天平2年(西暦730年)に創建され、西暦2030年には鎮座1300年を迎える江戸の総鎮守だ。さらに弊社の登記上の本店(中央区日本橋人形町)の氏神様である神田明神にご縁を賜わり、出店を機にたんす屋の特別な顧客の皆様と一緒に公式参拝させて頂ける事は私にとって無上の喜びである。
交流会でお客の声を真摯に聞く
参拝後には明神会館で、顧客の皆様と交流の時間を持たせて頂く予定だ。
この試みは、いつもご愛顧頂いているお客様の声を聞かせ頂きたいとの思いからである。今までは、私の思いを一方的にお客様にお伝えすることが多かったが、今回はお客様の声に真摯に耳を傾けてみる機会を設けてみようと考えた。

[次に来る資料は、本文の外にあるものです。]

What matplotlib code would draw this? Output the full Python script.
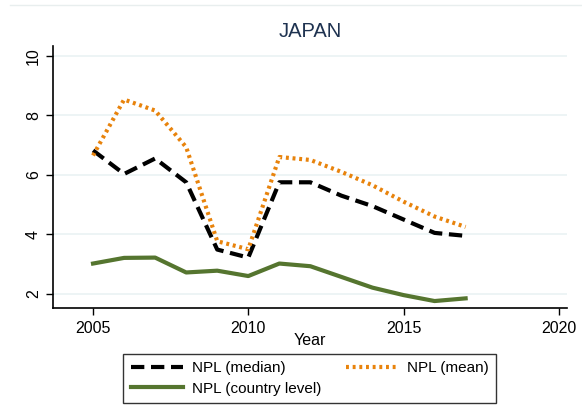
import matplotlib.pyplot as plt
from matplotlib.lines import Line2D

plt.rcParams["font.family"] = ["Liberation Sans", "DejaVu Sans"]

years = [2005, 2006, 2007, 2008, 2009, 2010, 2011, 2012, 2013, 2014, 2015, 2016, 2017]
npl_median = [6.82, 6.03, 6.55, 5.75, 3.49, 3.22, 5.75, 5.75, 5.3, 4.95, 4.5, 4.05, 3.95]
npl_mean = [6.65, 8.53, 8.16, 6.93, 3.77, 3.5, 6.6, 6.5, 6.1, 5.65, 5.1, 4.6, 4.25]
npl_country = [3.02, 3.21, 3.22, 2.72, 2.78, 2.6, 3.02, 2.93, 2.57, 2.21, 1.96, 1.76, 1.85]

x_ticks = [2005, 2010, 2015, 2020]
y_ticks = [2, 4, 6, 8, 10]

fig = plt.figure(figsize=(5.82, 4.18), dpi=100)
ax = fig.add_axes([0.0905, 0.262, 0.884, 0.628])

for y in y_ticks:
    ax.axhline(y, color="#eaf2f3", linewidth=1.2, zorder=0)

l1, = ax.plot(years, npl_median, color="black", linestyle=(0, (3.2, 1.6)),
              linewidth=3, label="NPL (median)")
l2, = ax.plot(years, npl_mean, color="#e8830c", linestyle=(0, (0.7, 0.9)),
              linewidth=3, label="NPL (mean)")
l3, = ax.plot(years, npl_country, color="#55752f", linewidth=3,
              label="NPL (country level)")

ax.set_xlim(2003.7, 2020.27)
ax.set_ylim(1.51, 10.33)
ax.set_xticks(x_ticks)
ax.set_yticks(y_ticks)
ax.set_yticklabels([str(v) for v in y_ticks], rotation=90, va="center")
ax.tick_params(axis="both", direction="out", length=5, width=1, labelsize=11.5,
               colors="black")
ax.tick_params(axis="x", pad=4)
ax.spines["top"].set_visible(False)
ax.spines["right"].set_visible(False)
ax.spines["left"].set_linewidth(1.2)
ax.spines["bottom"].set_linewidth(1.2)

ax.set_xlabel("Year", fontsize=11.5, labelpad=1)
ax.xaxis.set_label_coords(0.5, -0.095)
fig.text(0.533, 0.925, "JAPAN", ha="center", va="center", fontsize=14.5,
         color="#1e3250")

# faint outer border line at the top
fig.add_artist(Line2D([0.017, 1.0], [0.988, 0.988], color="#e8eeee",
                      linewidth=1, transform=fig.transFigure))

leg = fig.legend(handles=[l1, l3, l2], ncol=2, loc="center",
                 bbox_to_anchor=(0.532, 0.0945), frameon=True, fancybox=False,
                 edgecolor="black", fontsize=11, handlelength=3.4,
                 columnspacing=1.6, labelspacing=0.4, borderpad=0.5,
                 handletextpad=0.6)
leg.get_frame().set_linewidth(1)

fig.savefig("out.png", dpi=100, facecolor="white")
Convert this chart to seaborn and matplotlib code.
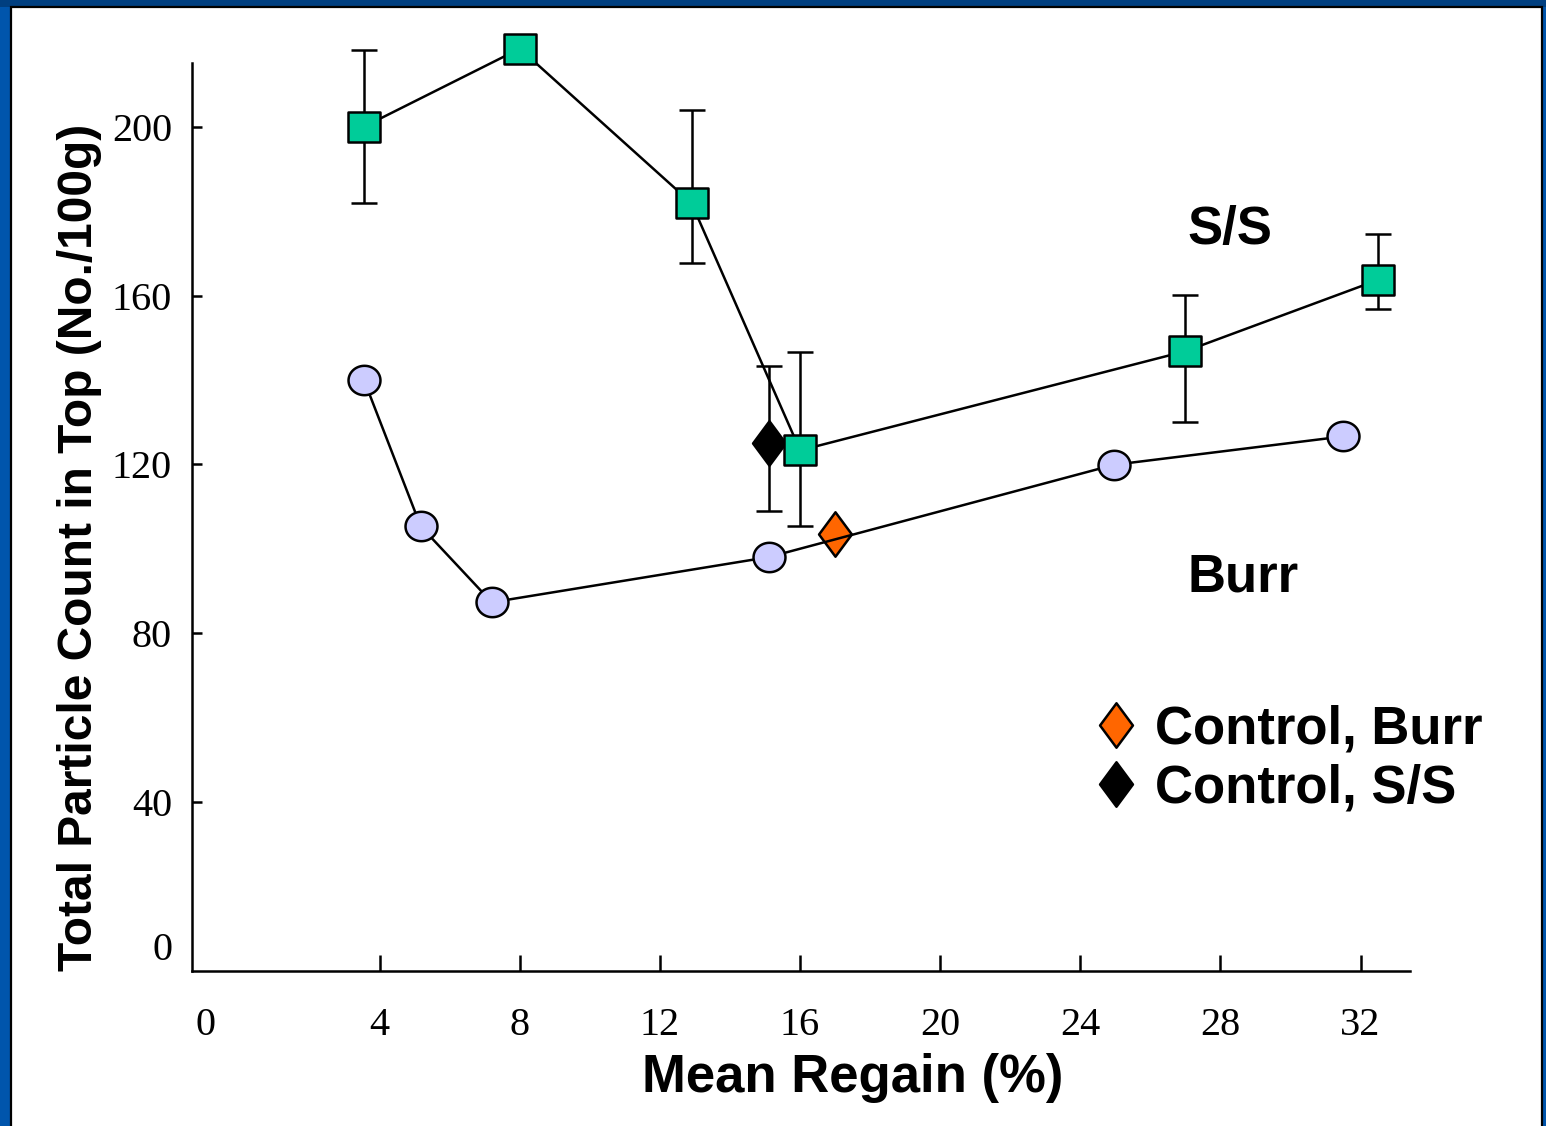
import numpy as np
import pandas as pd
import matplotlib
matplotlib.use("Agg")
import matplotlib.pyplot as plt
import matplotlib.transforms as mtrans
from matplotlib.path import Path
from matplotlib.patches import Rectangle
import seaborn as sns

# ---------------- data ----------------
ss_x = [3.55, 8.0, 12.9, 16.0, 27.0, 32.5]
ss_y = [200.0, 218.5, 181.9, 123.3, 146.8, 163.7]
ss_hi = [218.2, np.nan, 203.9, 146.6, 160.2, 174.6]
ss_lo = [181.9, np.nan, 167.6, 105.5, 130.0, 156.8]

burr_x = [3.55, 5.17, 7.2, 15.1, 24.97, 31.5]
burr_y = [140.0, 105.3, 87.3, 98.0, 119.9, 126.6]

ctrl_labels = ["Control, Burr", "Control, S/S"]
ctrl_x = [17.0, 15.1]
ctrl_y = [103.6, 125.0]
ctrl_hi = [np.nan, 143.4]
ctrl_lo = [np.nan, 109.0]
ctrl_colors = ["#FF6600", "#000000"]

x_ticks = [0, 4, 8, 12, 16, 20, 24, 28, 32]
y_ticks = [0, 40, 80, 120, 160, 200]

series_labels = ["S/S", "Burr"]

# ---------------- styling ----------------
sns.set_theme(style="white")
plt.rcParams["font.family"] = ["Liberation Sans", "DejaVu Sans"]
plt.rcParams["text.color"] = "black"

SQ_COLOR = "#00CC99"
CIRCLE_COLOR = "#CCCCFF"
LW = 1.8

t = np.linspace(0, 2 * np.pi, 73)
ell = np.column_stack([0.5 * np.cos(t), 0.46 * np.sin(t)])
ellipse_marker = Path(np.vstack([ell, ell[:1]]), closed=True)
rect_v = np.array([[-0.5, -0.45], [0.5, -0.45], [0.5, 0.45], [-0.5, 0.45], [-0.5, -0.45]])
rect_marker = Path(rect_v, closed=True)
dia_v = np.array([[0, 0.5], [0.37, 0], [0, -0.5], [-0.37, 0], [0, 0.5]])
diamond_marker = Path(dia_v, closed=True)

W, H = 1546, 1126
fig = plt.figure(figsize=(W / 100, H / 100), dpi=100)
fig.patch.set_facecolor("#0055AC")
fig.add_artist(Rectangle((0, 1119 / H), 1, 7 / H, transform=fig.transFigure,
                         facecolor="#003F80", edgecolor="none", zorder=-2))
fig.add_artist(Rectangle((11 / W, -0.01), (1542 - 11) / W, 1119 / H + 0.01,
                         transform=fig.transFigure, facecolor="white",
                         edgecolor="black", linewidth=1.6, zorder=-1))

ax_left, ax_right = 191.5, 1410.0
ax_top, ax_bot = 63.0, 970.7
ax = fig.add_axes([ax_left / W, (H - ax_bot) / H, (ax_right - ax_left) / W,
                   (ax_bot - ax_top) / H])
ax.set_facecolor("none")

# ---------------- error bars ----------------
ss_df = pd.DataFrame({"x": ss_x, "y": ss_y, "hi": ss_hi, "lo": ss_lo})
eb = ss_df.dropna()
ax.errorbar(eb["x"], eb["y"], yerr=[eb["y"] - eb["lo"], eb["hi"] - eb["y"]],
            fmt="none", ecolor="black", elinewidth=LW, capsize=9.7, capthick=LW,
            zorder=1.5, clip_on=False)

ctrl_df = pd.DataFrame({"label": ctrl_labels, "x": ctrl_x, "y": ctrl_y,
                        "hi": ctrl_hi, "lo": ctrl_lo, "color": ctrl_colors})
ceb = ctrl_df.dropna()
ax.errorbar(ceb["x"], ceb["y"], yerr=[ceb["y"] - ceb["lo"], ceb["hi"] - ceb["y"]],
            fmt="none", ecolor="black", elinewidth=LW, capsize=9.7, capthick=LW,
            zorder=1.5)

# ---------------- control points ----------------
handles = []
for _, r in ctrl_df.iterrows():
    h, = ax.plot([r["x"]], [r["y"]], linestyle="none", marker=diamond_marker,
                 markersize=32, markerfacecolor=r["color"], markeredgecolor="black",
                 markeredgewidth=LW, zorder=1.9, label=r["label"])
    handles.append(h)

# ---------------- series ----------------
sns.lineplot(x=ss_x, y=ss_y, ax=ax, color="black", linewidth=LW,
             marker=rect_marker, markersize=23.5, markerfacecolor=SQ_COLOR,
             markeredgecolor="black", markeredgewidth=LW, errorbar=None,
             clip_on=False, zorder=3)
sns.lineplot(x=burr_x, y=burr_y, ax=ax, color="black", linewidth=LW,
             marker=ellipse_marker, markersize=23, markerfacecolor=CIRCLE_COLOR,
             markeredgecolor="black", markeredgewidth=LW, errorbar=None, zorder=3)

# ---------------- axes ----------------
ax.set_xlim(-1.373, 33.41)
ax.set_ylim(0.7, 215.1)
ax.set_xticks(x_ticks)
ax.set_xticklabels([str(v) for v in x_ticks])
ax.set_yticks(y_ticks)
ax.set_yticklabels([str(v) for v in y_ticks])
for s in ["top", "right"]:
    ax.spines[s].set_visible(False)
for s in ["left", "bottom"]:
    ax.spines[s].set_color("black")
    ax.spines[s].set_linewidth(LW)
ax.tick_params(axis="x", which="major", bottom=True, top=False, direction="in",
               length=11.5, width=LW, color="black", pad=26, labelsize=29,
               labelcolor="black", labelfontfamily="Liberation Serif")
ax.tick_params(axis="y", which="major", left=True, right=False, direction="in",
               length=7.5, width=LW, color="black", pad=14, labelsize=29,
               labelcolor="black", labelfontfamily="Liberation Serif")
ax.xaxis.get_major_ticks()[0].tick1line.set_visible(False)
ax.yaxis.get_major_ticks()[0].tick1line.set_visible(False)

ax.set_xlabel("Mean Regain (%)", fontsize=38, fontweight="bold", color="black")
ax.xaxis.label.set_va("baseline")
ax.xaxis.set_label_coords(0.5429, -0.1336)
ax.set_ylabel("Total Particle Count in Top (No./100g)", fontsize=34.5,
              fontweight="bold", color="black")
ax.yaxis.label.set_va("baseline")
ax.yaxis.set_label_coords(-0.0817, 0.4662)

ax.text(27.05, 172.1, series_labels[0], fontsize=38, fontweight="bold",
        ha="left", va="baseline", color="black")
ax.text(27.05, 89.9, series_labels[1], fontsize=38, fontweight="bold",
        ha="left", va="baseline", color="black")

ax.legend(handles=handles, labels=ctrl_labels, loc="upper left",
          bbox_to_anchor=(1090 / W, (H - 704) / H), bbox_transform=fig.transFigure,
          frameon=False, numpoints=1, handlelength=1.0, handletextpad=0.23,
          borderpad=0, borderaxespad=0, labelspacing=0.18, labelcolor="black",
          prop={"family": "Liberation Sans", "weight": "bold", "size": 38})

# shift the "0" tick labels as in the reference
fig.canvas.draw()
lab0y = ax.yaxis.get_major_ticks()[0].label1
lab0y.set_transform(lab0y.get_transform() +
                    mtrans.ScaledTranslation(0, 25 / 100, fig.dpi_scale_trans))
lab0x = ax.xaxis.get_major_ticks()[0].label1
lab0x.set_transform(lab0x.get_transform() +
                    mtrans.ScaledTranslation(-34 / 100, 0, fig.dpi_scale_trans))

fig.savefig("out.png", dpi=100, facecolor=fig.get_facecolor())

その後に、私もたんす屋を20年経営してきて感じていることを少しお伝えする予定である。具体的には、銀座シックスの観世能楽堂で8月25日に開催を予定している日本文化発表会や、9月22日に計画している五大陸着物コレクションのこと、更に神田明神文化交流館のイベントホールで11月に開催される世界カラオケ大会に合わせて、エドッコスタジオで予定している着物カラオケ大会のご案内の事などだ。
ここで、今後たんす屋が着物を着ての日本文化体験を、ビジネスの中に取り込んでいきたいという考えをお伝えする予定だ。また、現在開発中のリノベ着物中村屋とリノベ帯中村屋の考え方もお客様にお伝えする。これは、着物文化の本質は着物の洗い張りにあるという、私も最近になって気づかされた真実を顧客の方々にもお伝えしたいと考えたからだ。
当然ながら、私どもが提供したいと思っているサービスや商品がお客様に喜んで受け取って頂ければ、弊社の継続した成長が見えてくる。逆にそれが弊社の独り善がりに陥ってしまった場合には、会社そのものの存在が危ぶまれる事態を招きかねない。
着物の売上より大切に思うこと
この様な思いで、今回「サマーフェスティバルat神田明神」を企画した。今回のイベントは、夏物の着物や帯が予算通り売れるか否かが重要であることは言うまでもない。しかし、それ以上に大切に思っていることがある。それは、足元のイノベーションは、着物や帯のリノベーションで、着物文化の本質が洗い張りにあることをお伝えすることから始め、更に中長期のイノベーションは日本文化発信型着物屋として、着物を着ての日本文化体験を一人でも多くの方々に提供したいという覚悟をあらかじめ顧客の皆様にも知っておいて頂くことだと考えているが、いかがだろうか。